If you haven't said it, I know you have at least thought it.
As drug users, this time of year sucks big time. First of all, if you are in active addiction there are going to be a long series of uncomfortable days. You are going to have to worry about pinned/dilated pupils. You are going to have to explain the flu that never seems to end. You are going to have to figure out how much of x,y,z you need to take with you on those trips "over the river and through the woods." To top it off, drug dealers have the nerve to take that day off. Where can you spend that $50 mom slips you so dad can't see? How can you make the most of that Christmas bonus? Dashing through the snow with one bag on the tray, over the city we go, sniffing all the way... You know who you are.
Secondly, you may be in early recovery.
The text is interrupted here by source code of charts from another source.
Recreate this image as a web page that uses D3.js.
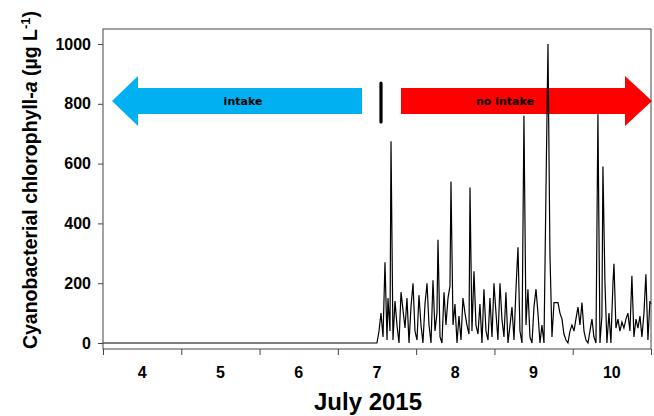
<!DOCTYPE html>
<html><head><meta charset="utf-8">
<script src="https://cdn.jsdelivr.net/npm/d3@7"></script>
<style>body{margin:0;background:#fff}svg{display:block}</style>
</head><body>
<script>
// Day of July 2015 (fractional) and cyanobacterial chlorophyll-a (µg/L)
const days = [4.0,7.499,7.526,7.551,7.577,7.602,7.628,7.640,7.666,7.679,7.704,7.730,7.755,7.781,7.807,7.832,7.858,7.883,7.909,7.934,7.960,7.985,8.011,8.036,8.062,8.087,8.113,8.139,8.164,8.190,8.215,8.241,8.266,8.279,8.305,8.330,8.356,8.381,8.407,8.432,8.445,8.471,8.496,8.522,8.547,8.573,8.598,8.624,8.649,8.675,8.688,8.713,8.739,8.764,8.790,8.815,8.841,8.866,8.892,8.918,8.943,8.969,8.994,9.020,9.045,9.071,9.096,9.122,9.147,9.173,9.199,9.224,9.250,9.275,9.301,9.326,9.352,9.377,9.403,9.428,9.454,9.480,9.505,9.531,9.556,9.582,9.607,9.633,9.658,9.684,9.709,9.735,9.761,9.812,9.837,9.863,9.888,9.914,9.939,9.965,9.990,10.016,10.041,10.067,10.093,10.118,10.144,10.169,10.195,10.220,10.246,10.271,10.297,10.322,10.348,10.373,10.386,10.412,10.437,10.463,10.488,10.514,10.527,10.552,10.578,10.603,10.629,10.654,10.680,10.705,10.731,10.756,10.782,10.808,10.833,10.859,10.884,10.910,10.935,10.961,10.986,10.999];
const chl = [0,0,40,100,20,270,10,150,40,675,10,140,60,0,170,110,50,150,0,120,200,40,10,160,60,0,130,200,60,0,210,40,100,345,20,0,170,60,150,190,540,60,130,0,90,10,150,100,60,30,520,40,240,60,30,130,0,180,40,10,150,20,200,100,10,200,80,20,170,0,60,120,10,180,320,40,0,760,60,180,20,0,120,180,100,0,60,0,500,1000,300,20,135,135,100,80,30,10,0,40,60,40,80,120,60,135,40,10,0,40,80,20,0,765,0,90,590,200,0,100,0,200,265,50,80,40,70,50,80,100,40,225,20,80,50,90,20,100,230,10,140,130];
const yTicks = [0,200,400,600,800,1000];
const xTicks = [4,5,6,7,8,9,10,11];
const xLabels = ["4","5","6","7","8","9","10"];
const arrowLabels = ["intake","no intake"];

const W = 654, H = 416;
const svg = d3.select("body").append("svg").attr("width", W).attr("height", H);
const L = 103, R = 651, T = 29, B = 349;
const x = d3.scaleLinear().domain([4, 11]).range([L, R]);
const y = d3.scaleLinear().domain([0, 1000]).range([343, 44]);

// arrows
const ay0 = 88, ay1 = 114, aTop = 76, aBot = 126, aMid = 101;
svg.append("path").attr("fill", "#00B0F0")
  .attr("d", `M112,${aMid} L138,${aTop} L138,${ay0} L362,${ay0} L362,${ay1} L138,${ay1} L138,${aBot} Z`);
svg.append("path").attr("fill", "#FF0000")
  .attr("d", `M401,${ay0} L625,${ay0} L625,${aTop} L652,${aMid} L625,${aBot} L625,${ay1} L401,${ay1} Z`);
svg.append("line").attr("x1", 381).attr("x2", 381).attr("y1", 83).attr("y2", 122)
  .attr("stroke", "#000").attr("stroke-width", 3.2).attr("stroke-linecap", "round");
svg.append("text").attr("x", 243).attr("y", 105).attr("text-anchor", "middle")
  .attr("font-family", "DejaVu Sans").attr("font-weight", "bold").attr("font-size", 11).text(arrowLabels[0]);
svg.append("text").attr("x", 505).attr("y", 105).attr("text-anchor", "middle")
  .attr("font-family", "DejaVu Sans").attr("font-weight", "bold").attr("font-size", 11).text(arrowLabels[1]);

// data line
const line = d3.line().x((d, i) => x(days[i])).y(d => y(d));
svg.append("path").datum(chl).attr("d", line).attr("fill", "none")
  .attr("stroke", "#000").attr("stroke-width", 1.2).attr("stroke-linejoin", "miter");

// frame
svg.append("rect").attr("x", L).attr("y", T).attr("width", R - L).attr("height", B - T)
  .attr("fill", "none").attr("stroke", "#444").attr("stroke-width", 1);

// y axis
const yAxis = d3.axisLeft(y).tickValues(yTicks).tickSize(5).tickPadding(7).tickFormat(d3.format("d"));
const gy = svg.append("g").attr("transform", `translate(${L},0)`).call(yAxis);
gy.select(".domain").remove();
gy.selectAll("line").attr("stroke", "#444");
gy.selectAll("text").attr("font-family", "Liberation Sans, Arial").attr("font-weight", "bold")
  .attr("font-size", 16).attr("fill", "#000");

// x axis
const xAxis = d3.axisBottom(x).tickValues(xTicks).tickSize(6).tickFormat("");
const gx = svg.append("g").attr("transform", `translate(0,${B})`).call(xAxis);
gx.select(".domain").remove();
gx.selectAll("line").attr("stroke", "#444");
svg.append("g").selectAll("text").data(xLabels).join("text")
  .attr("x", (d, i) => x(xTicks[i] + 0.5)).attr("y", 378).attr("text-anchor", "middle")
  .attr("font-family", "Liberation Sans, Arial").attr("font-weight", "bold").attr("font-size", 16)
  .text(d => d);

// x title
svg.append("text").attr("x", 368).attr("y", 410).attr("text-anchor", "middle")
  .attr("font-family", "Liberation Sans, Arial").attr("font-weight", "bold").attr("font-size", 24)
  .text("July 2015");

// y title
const yt = svg.append("text").attr("transform", "translate(37,180) rotate(-90)").attr("text-anchor", "middle")
  .attr("font-family", "Liberation Sans, Arial").attr("font-weight", "bold").attr("font-size", 19.5);
yt.append("tspan").text("Cyanobacterial chlorophyll-");
yt.append("tspan").attr("font-style", "italic").text("a");
yt.append("tspan").text(" (µg L");
yt.append("tspan").attr("font-size", 13).attr("dy", -7).text("-1");
yt.append("tspan").attr("dy", 7).text(")");
</script>
</body></html>
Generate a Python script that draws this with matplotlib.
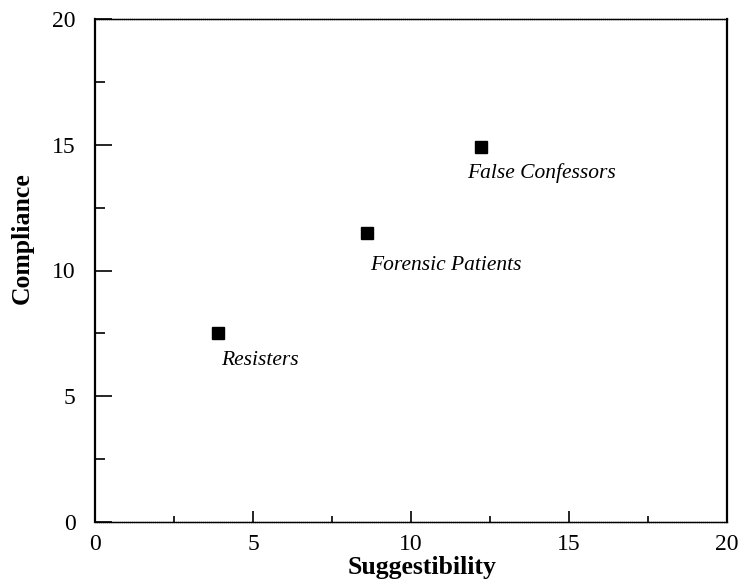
import matplotlib
matplotlib.use("Agg")
import matplotlib.pyplot as plt
from matplotlib.ticker import MultipleLocator

# group means
groups = ["Resisters", "Forensic Patients", "False Confessors"]
suggestibility = [3.9, 8.6, 12.2]
compliance = [7.5, 11.5, 14.9]
label_offsets = [(3, -27), (3, -33), (-13, -26)]   # pixels, text left/center

plt.rcParams['font.family'] = ['Liberation Serif', 'DejaVu Serif']

fig = plt.figure(figsize=(7.38, 5.8), dpi=100)
ax = fig.add_axes([95/738, 1 - 522/580, 632/738, 503/580])

ax.plot(suggestibility, compliance, 's', color='black', markersize=9)
for g, x, y, off in zip(groups, suggestibility, compliance, label_offsets):
    ax.annotate(g, (x, y), xytext=off, textcoords='offset pixels',
                ha='left', va='center', style='italic', fontsize=15.5)

ax.set_xlim(0, 20)
ax.set_ylim(0, 20)
ax.xaxis.set_major_locator(MultipleLocator(5))
ax.xaxis.set_minor_locator(MultipleLocator(2.5))
ax.yaxis.set_major_locator(MultipleLocator(5))
ax.yaxis.set_minor_locator(MultipleLocator(2.5))
ax.tick_params(axis='x', which='major', direction='in', length=8, width=1.2,
               labelsize=17, pad=9)
ax.tick_params(axis='x', which='minor', direction='in', length=4, width=1.2)
ax.tick_params(axis='y', which='major', direction='in', length=12, width=1.2,
               labelsize=17, pad=14)
ax.tick_params(axis='y', which='minor', direction='in', length=7, width=1.2)

ax.spines['left'].set_linewidth(1.6)
ax.spines['right'].set_linewidth(1.6)
ax.spines['top'].set_linewidth(1.0)
ax.spines['bottom'].set_linewidth(1.0)
ax.spines['top'].set_linestyle((0, (1, 0.5)))
ax.spines['bottom'].set_linestyle((0, (1, 0.5)))

ax.set_xlabel("Suggestibility", fontsize=18.5, fontweight='bold')
ax.set_ylabel("Compliance", fontsize=18.5, fontweight='bold')
ax.xaxis.set_label_coords(0.517, -0.067)
ax.yaxis.set_label_coords(-0.097, 0.564)

fig.savefig("out.png", dpi=100)
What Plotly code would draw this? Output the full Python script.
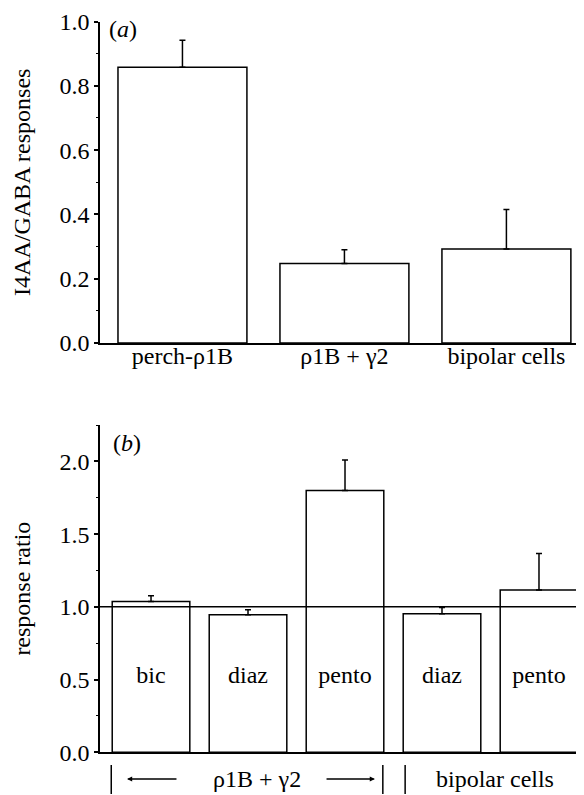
import plotly.graph_objects as go

# ---- data ----
top_labels = ["perch-ρ1B", "ρ1B + γ2", "bipolar cells"]
top_values = [0.858, 0.247, 0.292]
top_errors = [0.084, 0.043, 0.123]

bottom_labels = ["bic", "diaz", "pento", "diaz", "pento"]
bottom_values = [1.036, 0.946, 1.80, 0.953, 1.116]
bottom_errors = [0.041, 0.034, 0.21, 0.042, 0.25]

group_names = ["ρ1B + γ2", "bipolar cells"]
group_centers = [1.09, 3.55]
group_edges = [-0.41, 2.39, 2.62, 4.45]

FONT = "Liberation Serif, Times New Roman, serif"
FS = 24
O = 8                      # default page body margin
W, H = 584 - O, 795 - O
L = 100 - O


def py(y):
    """page pixel y -> paper fraction"""
    return (H - (y - O)) / H


def px(x):
    """page pixel x -> paper fraction"""
    return (x - O - L) / (W - L)


fig = go.Figure()

top_x = list(range(len(top_values)))
fig.add_trace(go.Bar(
    x=top_x, y=top_values, width=0.796,
    marker=dict(color="white", line=dict(color="black", width=1.5)),
    error_y=dict(type="data", symmetric=False, array=top_errors,
                 arrayminus=[0] * len(top_errors), color="black",
                 thickness=1.5, width=3),
    xaxis="x", yaxis="y", showlegend=False,
))

bot_x = list(range(len(bottom_values)))
fig.add_trace(go.Bar(
    x=bot_x, y=bottom_values, width=0.8,
    marker=dict(color="white", line=dict(color="black", width=1.5)),
    error_y=dict(type="data", symmetric=False, array=bottom_errors,
                 arrayminus=[0] * len(bottom_errors), color="black",
                 thickness=1.5, width=3),
    xaxis="x2", yaxis="y2", showlegend=False,
))

fig.add_trace(go.Scatter(
    x=bot_x, y=[0.52] * len(bot_x), text=bottom_labels, mode="text",
    textfont=dict(family=FONT, size=FS, color="black"),
    xaxis="x2", yaxis="y2", showlegend=False, hoverinfo="skip",
))

xdom = [0.0, 1.0]
top_ydom = [py(343), py(21.5)]
bot_ydom = [py(752.3), py(425)]

axis_common = dict(showline=True, linecolor="black", linewidth=1.5,
                   showgrid=False, zeroline=False, automargin=False,
                   tickfont=dict(family=FONT, size=FS, color="black"))

fig.update_layout(
    width=W, height=H,
    margin=dict(l=L, r=0, t=0, b=0, autoexpand=False),
    paper_bgcolor="white", plot_bgcolor="white",
    font=dict(family=FONT, size=FS, color="black"),
    xaxis=dict(domain=xdom, anchor="y", range=[-0.509, 2.479],
               tickmode="array", tickvals=top_x, ticktext=top_labels,
               ticks="", ticklabelstandoff=-10, **axis_common),
    yaxis=dict(domain=top_ydom, anchor="x", range=[0, 1.0],
               tickmode="linear", tick0=0, dtick=0.2, tickformat=".1f",
               ticks="outside", ticklen=4, tickwidth=1.5, tickcolor="black",
               ticklabeloverflow="allow",
               minor=dict(dtick=0.1, ticks="outside", ticklen=2,
                          tickwidth=1.2, tickcolor="black"),
               title=dict(text="I4AA/GABA responses", standoff=22,
                          font=dict(family=FONT, size=FS)),
               **axis_common),
    xaxis2=dict(domain=xdom, anchor="y2", range=[-0.526, 4.464],
                showticklabels=False, ticks="", **axis_common),
    yaxis2=dict(domain=bot_ydom, anchor="x2", range=[0, 2.25],
                tickmode="linear", tick0=0, dtick=0.5, tickformat=".1f",
                ticks="outside", ticklen=4, tickwidth=1.5, tickcolor="black",
                ticklabeloverflow="allow",
                minor=dict(dtick=0.25, ticks="outside", ticklen=2,
                           tickwidth=1.2, tickcolor="black"),
                title=dict(text="response ratio", standoff=22,
                           font=dict(family=FONT, size=FS)),
                **axis_common),
)

# reference line at 1.0
fig.add_shape(type="line", xref="x2 domain", yref="y2", x0=0, x1=1,
              y0=1.0, y1=1.0, line=dict(color="black", width=1.5))

# panel labels
fig.add_annotation(text="(<i>a</i>)", xref="paper", yref="paper",
                   x=px(123), y=py(29), xanchor="center", yanchor="middle",
                   showarrow=False, font=dict(family=FONT, size=FS))
fig.add_annotation(text="(<i>b</i>)", xref="paper", yref="paper",
                   x=px(127), y=py(443), xanchor="center", yanchor="middle",
                   showarrow=False, font=dict(family=FONT, size=FS))

# group brackets below the bottom panel
for xe in group_edges:
    fig.add_shape(type="line", xref="x2", yref="paper", x0=xe, x1=xe,
                  y0=py(794), y1=py(765), line=dict(color="black", width=1.5))

ytxt = py(779)
for name, xc in zip(group_names, group_centers):
    fig.add_annotation(text=name, xref="x2", yref="paper", x=xc, y=ytxt,
                       xanchor="center", yanchor="middle",
                       showarrow=False, font=dict(family=FONT, size=FS))

# arrows
arrow_specs = [(-0.248, 0.278), (2.309, 1.794)]
for head, tail in arrow_specs:
    fig.add_annotation(x=head, y=ytxt, ax=tail, ay=0, xref="x2", yref="paper",
                       axref="x2", ayref="pixel", text="", showarrow=True,
                       arrowhead=2, arrowsize=0.8, arrowwidth=1.3,
                       arrowcolor="black")

fig.write_html("out.html")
You may be the one everyone hides their purse from at the family gathering. You may be wrestling with whether you should even OPEN your uncle's medicine cabinet knowing that benzos/oxy/whatever makes me go slow awaits. You nod at your cousin from across the room. You know that little fucker has adderall. He gets away with it but everything thinks YOU are the messed up one. Then there are the family stories. Remember "when this happened". Oh no. That was when she/he was in jail someone decides to point out. Everyone in your family gets way too drunk and starts telling stories about how you got special treatment blah blah blah. Bitter, party of one, your table is ready. Here, they tell you, sit right next to some child you don't know because your were getting high the entirely of their 4 or 6 or 8 years. Damn.
Finally, there is the people who have been clean for a little while. Everyone thinks we can help them out during the holidays. Can you be my designated driver? Can you loan me some money? Should I buy a bunch of guilt gifts I can barely afford so people think I am less of a fuck up? Can I have the spiked egg nog or will I end up taking a few bars after that and blacking out under the mistletoe? Then there is that feeling of nagging loneliness. I am so alone in this winter wonderland. I wish I could see my kids (that you lost) or my friends (that are dead) or go back to the house (that I left). It is tough my friends. Tough to stay off that shit when everyone around you seems so fucking happy and irritating at that.
I am just going to do my thing. I enjoy the food. I enjoy the fact that anyone wants to have me around. There was one point in my life where I couldn't even stand the sound of my own voice. There was the holiday on meth. The holiday I spent dope sick. The holiday where I tried to sell my Christmas shoes for a hit. I am going to just be happy I am loved and enjoy cuddling with my kids while we watch our kitten destroy the Christmas tree.
I am not going to say "Happy Holidays" but I will hope you are safe and with people that really care for you.